Entries with chart source code:
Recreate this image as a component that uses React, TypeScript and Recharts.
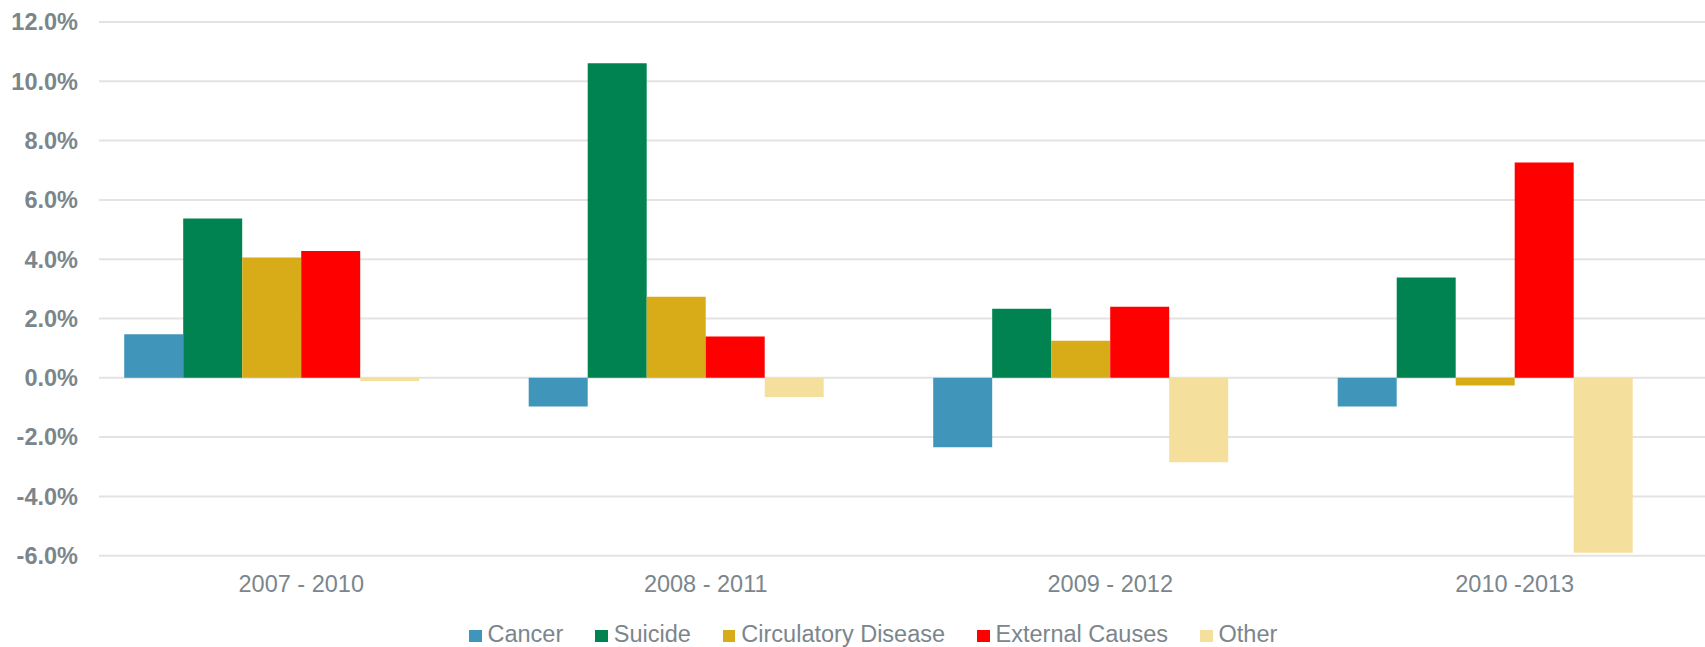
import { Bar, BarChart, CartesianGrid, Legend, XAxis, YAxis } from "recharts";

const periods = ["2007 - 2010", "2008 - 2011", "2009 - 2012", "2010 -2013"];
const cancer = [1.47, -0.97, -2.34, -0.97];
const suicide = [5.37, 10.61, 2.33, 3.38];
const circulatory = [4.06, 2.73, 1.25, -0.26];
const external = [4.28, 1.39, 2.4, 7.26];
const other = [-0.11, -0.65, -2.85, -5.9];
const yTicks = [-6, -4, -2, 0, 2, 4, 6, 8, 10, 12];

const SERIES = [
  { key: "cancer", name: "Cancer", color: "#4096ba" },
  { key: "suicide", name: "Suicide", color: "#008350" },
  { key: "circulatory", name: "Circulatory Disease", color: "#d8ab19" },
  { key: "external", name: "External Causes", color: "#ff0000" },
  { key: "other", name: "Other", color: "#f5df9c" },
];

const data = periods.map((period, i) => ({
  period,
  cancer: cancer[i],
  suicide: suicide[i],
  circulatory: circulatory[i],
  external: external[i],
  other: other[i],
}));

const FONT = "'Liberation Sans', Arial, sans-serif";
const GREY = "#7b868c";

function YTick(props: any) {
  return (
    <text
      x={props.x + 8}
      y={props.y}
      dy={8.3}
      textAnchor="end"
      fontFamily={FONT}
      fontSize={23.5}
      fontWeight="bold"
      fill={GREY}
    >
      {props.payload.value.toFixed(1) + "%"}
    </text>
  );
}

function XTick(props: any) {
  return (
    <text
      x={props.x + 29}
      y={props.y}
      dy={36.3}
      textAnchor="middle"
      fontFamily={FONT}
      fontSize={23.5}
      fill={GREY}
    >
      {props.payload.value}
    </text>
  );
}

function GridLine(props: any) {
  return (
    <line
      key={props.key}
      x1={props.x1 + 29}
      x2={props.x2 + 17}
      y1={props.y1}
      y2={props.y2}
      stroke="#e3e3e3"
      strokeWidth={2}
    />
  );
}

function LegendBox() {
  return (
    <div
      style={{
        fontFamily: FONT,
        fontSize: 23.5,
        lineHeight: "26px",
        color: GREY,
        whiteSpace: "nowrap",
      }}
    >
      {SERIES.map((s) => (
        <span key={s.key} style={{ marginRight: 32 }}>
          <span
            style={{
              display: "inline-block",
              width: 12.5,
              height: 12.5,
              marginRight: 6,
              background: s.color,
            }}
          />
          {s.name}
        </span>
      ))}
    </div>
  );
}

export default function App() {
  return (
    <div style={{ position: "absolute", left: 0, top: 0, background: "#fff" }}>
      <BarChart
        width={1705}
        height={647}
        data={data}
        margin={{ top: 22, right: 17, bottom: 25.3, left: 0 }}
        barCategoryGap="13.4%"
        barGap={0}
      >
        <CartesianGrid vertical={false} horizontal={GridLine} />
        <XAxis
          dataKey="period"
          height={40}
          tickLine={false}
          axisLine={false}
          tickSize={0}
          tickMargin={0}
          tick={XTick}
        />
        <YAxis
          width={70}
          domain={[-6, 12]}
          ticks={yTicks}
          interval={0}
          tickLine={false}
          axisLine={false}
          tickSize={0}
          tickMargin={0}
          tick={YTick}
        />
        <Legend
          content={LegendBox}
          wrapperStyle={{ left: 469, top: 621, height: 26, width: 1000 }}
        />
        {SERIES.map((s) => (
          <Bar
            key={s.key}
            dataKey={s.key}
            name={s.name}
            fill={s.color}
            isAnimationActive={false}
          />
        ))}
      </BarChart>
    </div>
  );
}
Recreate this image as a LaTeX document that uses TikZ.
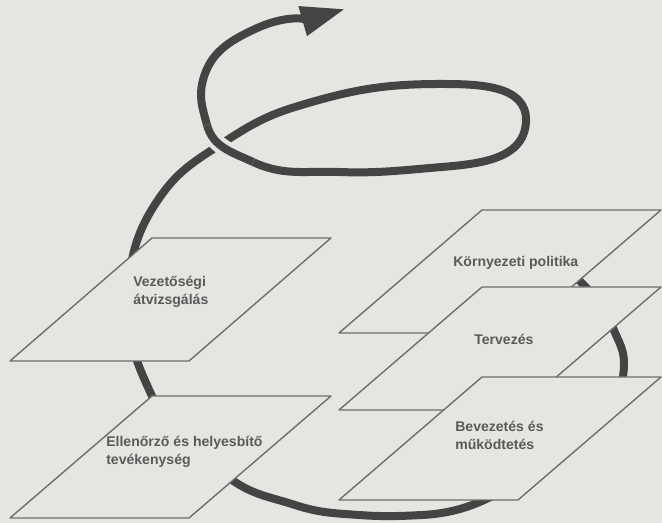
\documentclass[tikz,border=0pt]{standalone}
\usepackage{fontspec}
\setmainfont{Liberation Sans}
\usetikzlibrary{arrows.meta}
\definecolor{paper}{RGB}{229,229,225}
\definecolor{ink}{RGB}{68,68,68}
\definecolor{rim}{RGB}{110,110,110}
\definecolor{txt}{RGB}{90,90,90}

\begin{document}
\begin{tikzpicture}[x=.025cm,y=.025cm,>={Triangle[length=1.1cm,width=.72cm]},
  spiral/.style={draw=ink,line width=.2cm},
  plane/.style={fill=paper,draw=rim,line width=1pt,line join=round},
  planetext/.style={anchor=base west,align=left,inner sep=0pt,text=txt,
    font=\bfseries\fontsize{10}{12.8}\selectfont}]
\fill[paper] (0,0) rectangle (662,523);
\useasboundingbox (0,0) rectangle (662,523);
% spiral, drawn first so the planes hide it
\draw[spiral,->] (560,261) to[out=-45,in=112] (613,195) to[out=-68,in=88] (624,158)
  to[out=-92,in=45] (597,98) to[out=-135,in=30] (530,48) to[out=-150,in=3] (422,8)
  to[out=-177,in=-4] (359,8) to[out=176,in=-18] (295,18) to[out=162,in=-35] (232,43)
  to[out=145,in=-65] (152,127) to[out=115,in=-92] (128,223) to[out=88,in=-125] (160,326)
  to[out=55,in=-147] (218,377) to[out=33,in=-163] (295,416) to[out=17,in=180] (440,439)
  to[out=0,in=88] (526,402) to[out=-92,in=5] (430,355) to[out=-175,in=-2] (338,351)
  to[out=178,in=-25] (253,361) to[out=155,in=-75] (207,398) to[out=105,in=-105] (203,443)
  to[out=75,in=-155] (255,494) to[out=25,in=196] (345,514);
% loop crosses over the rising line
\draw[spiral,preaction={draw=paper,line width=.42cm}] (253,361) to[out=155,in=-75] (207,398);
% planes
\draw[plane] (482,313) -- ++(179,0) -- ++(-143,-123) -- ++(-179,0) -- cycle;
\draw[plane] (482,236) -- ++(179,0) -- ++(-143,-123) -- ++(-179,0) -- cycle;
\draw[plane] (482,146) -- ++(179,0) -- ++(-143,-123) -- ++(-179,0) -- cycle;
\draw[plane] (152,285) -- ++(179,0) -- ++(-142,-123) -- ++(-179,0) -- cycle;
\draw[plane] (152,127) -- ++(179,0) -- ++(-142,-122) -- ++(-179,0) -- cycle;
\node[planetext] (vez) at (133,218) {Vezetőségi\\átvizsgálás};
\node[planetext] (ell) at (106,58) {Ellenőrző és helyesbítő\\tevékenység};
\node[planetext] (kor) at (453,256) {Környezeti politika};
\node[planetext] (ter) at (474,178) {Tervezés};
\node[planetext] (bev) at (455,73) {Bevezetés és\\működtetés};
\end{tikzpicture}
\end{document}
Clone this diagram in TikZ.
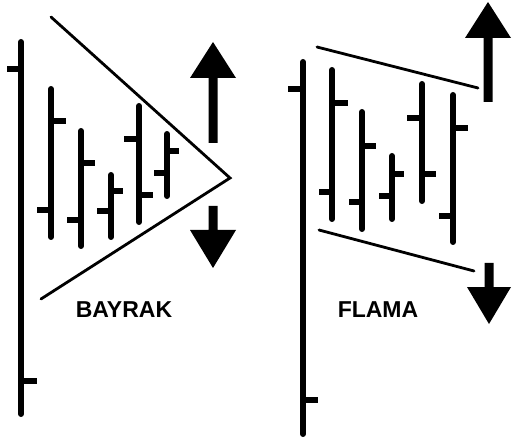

● Your task
Print out the lines exactly, skipping any picture.

● Task solution
Recreate this image as a component that uses React, TypeScript and Recharts.
import { Bar, BarChart, CartesianGrid, Legend, XAxis, YAxis } from "recharts";

const periods = ["2007 - 2010", "2008 - 2011", "2009 - 2012", "2010 -2013"];
const cancer = [1.47, -0.97, -2.34, -0.97];
const suicide = [5.37, 10.61, 2.33, 3.38];
const circulatory = [4.06, 2.73, 1.25, -0.26];
const external = [4.28, 1.39, 2.4, 7.26];
const other = [-0.11, -0.65, -2.85, -5.9];
const yTicks = [-6, -4, -2, 0, 2, 4, 6, 8, 10, 12];

const SERIES = [
  { key: "cancer", name: "Cancer", color: "#4096ba" },
  { key: "suicide", name: "Suicide", color: "#008350" },
  { key: "circulatory", name: "Circulatory Disease", color: "#d8ab19" },
  { key: "external", name: "External Causes", color: "#ff0000" },
  { key: "other", name: "Other", color: "#f5df9c" },
];

const data = periods.map((period, i) => ({
  period,
  cancer: cancer[i],
  suicide: suicide[i],
  circulatory: circulatory[i],
  external: external[i],
  other: other[i],
}));

const FONT = "'Liberation Sans', Arial, sans-serif";
const GREY = "#7b868c";

function YTick(props: any) {
  return (
    <text
      x={props.x + 8}
      y={props.y}
      dy={8.3}
      textAnchor="end"
      fontFamily={FONT}
      fontSize={23.5}
      fontWeight="bold"
      fill={GREY}
    >
      {props.payload.value.toFixed(1) + "%"}
    </text>
  );
}

function XTick(props: any) {
  return (
    <text
      x={props.x + 29}
      y={props.y}
      dy={36.3}
      textAnchor="middle"
      fontFamily={FONT}
      fontSize={23.5}
      fill={GREY}
    >
      {props.payload.value}
    </text>
  );
}

function GridLine(props: any) {
  return (
    <line
      key={props.key}
      x1={props.x1 + 29}
      x2={props.x2 + 17}
      y1={props.y1}
      y2={props.y2}
      stroke="#e3e3e3"
      strokeWidth={2}
    />
  );
}

function LegendBox() {
  return (
    <div
      style={{
        fontFamily: FONT,
        fontSize: 23.5,
        lineHeight: "26px",
        color: GREY,
        whiteSpace: "nowrap",
      }}
    >
      {SERIES.map((s) => (
        <span key={s.key} style={{ marginRight: 32 }}>
          <span
            style={{
              display: "inline-block",
              width: 12.5,
              height: 12.5,
              marginRight: 6,
              background: s.color,
            }}
          />
          {s.name}
        </span>
      ))}
    </div>
  );
}

export default function App() {
  return (
    <div style={{ position: "absolute", left: 0, top: 0, background: "#fff" }}>
      <BarChart
        width={1705}
        height={647}
        data={data}
        margin={{ top: 22, right: 17, bottom: 25.3, left: 0 }}
        barCategoryGap="13.4%"
        barGap={0}
      >
        <CartesianGrid vertical={false} horizontal={GridLine} />
        <XAxis
          dataKey="period"
          height={40}
          tickLine={false}
          axisLine={false}
          tickSize={0}
          tickMargin={0}
          tick={XTick}
        />
        <YAxis
          width={70}
          domain={[-6, 12]}
          ticks={yTicks}
          interval={0}
          tickLine={false}
          axisLine={false}
          tickSize={0}
          tickMargin={0}
          tick={YTick}
        />
        <Legend
          content={LegendBox}
          wrapperStyle={{ left: 469, top: 621, height: 26, width: 1000 }}
        />
        {SERIES.map((s) => (
          <Bar
            key={s.key}
            dataKey={s.key}
            name={s.name}
            fill={s.color}
            isAnimationActive={false}
          />
        ))}
      </BarChart>
    </div>
  );
}
Recreate this image as a LaTeX document that uses TikZ.
\documentclass[tikz,border=0pt]{standalone}
\usepackage{fontspec}
\setmainfont{Liberation Sans}
\usetikzlibrary{arrows.meta}
\definecolor{paper}{RGB}{229,229,225}
\definecolor{ink}{RGB}{68,68,68}
\definecolor{rim}{RGB}{110,110,110}
\definecolor{txt}{RGB}{90,90,90}

\begin{document}
\begin{tikzpicture}[x=.025cm,y=.025cm,>={Triangle[length=1.1cm,width=.72cm]},
  spiral/.style={draw=ink,line width=.2cm},
  plane/.style={fill=paper,draw=rim,line width=1pt,line join=round},
  planetext/.style={anchor=base west,align=left,inner sep=0pt,text=txt,
    font=\bfseries\fontsize{10}{12.8}\selectfont}]
\fill[paper] (0,0) rectangle (662,523);
\useasboundingbox (0,0) rectangle (662,523);
% spiral, drawn first so the planes hide it
\draw[spiral,->] (560,261) to[out=-45,in=112] (613,195) to[out=-68,in=88] (624,158)
  to[out=-92,in=45] (597,98) to[out=-135,in=30] (530,48) to[out=-150,in=3] (422,8)
  to[out=-177,in=-4] (359,8) to[out=176,in=-18] (295,18) to[out=162,in=-35] (232,43)
  to[out=145,in=-65] (152,127) to[out=115,in=-92] (128,223) to[out=88,in=-125] (160,326)
  to[out=55,in=-147] (218,377) to[out=33,in=-163] (295,416) to[out=17,in=180] (440,439)
  to[out=0,in=88] (526,402) to[out=-92,in=5] (430,355) to[out=-175,in=-2] (338,351)
  to[out=178,in=-25] (253,361) to[out=155,in=-75] (207,398) to[out=105,in=-105] (203,443)
  to[out=75,in=-155] (255,494) to[out=25,in=196] (345,514);
% loop crosses over the rising line
\draw[spiral,preaction={draw=paper,line width=.42cm}] (253,361) to[out=155,in=-75] (207,398);
% planes
\draw[plane] (482,313) -- ++(179,0) -- ++(-143,-123) -- ++(-179,0) -- cycle;
\draw[plane] (482,236) -- ++(179,0) -- ++(-143,-123) -- ++(-179,0) -- cycle;
\draw[plane] (482,146) -- ++(179,0) -- ++(-143,-123) -- ++(-179,0) -- cycle;
\draw[plane] (152,285) -- ++(179,0) -- ++(-142,-123) -- ++(-179,0) -- cycle;
\draw[plane] (152,127) -- ++(179,0) -- ++(-142,-122) -- ++(-179,0) -- cycle;
\node[planetext] (vez) at (133,218) {Vezetőségi\\átvizsgálás};
\node[planetext] (ell) at (106,58) {Ellenőrző és helyesbítő\\tevékenység};
\node[planetext] (kor) at (453,256) {Környezeti politika};
\node[planetext] (ter) at (474,178) {Tervezés};
\node[planetext] (bev) at (455,73) {Bevezetés és\\működtetés};
\end{tikzpicture}
\end{document}
Clone this diagram in TikZ.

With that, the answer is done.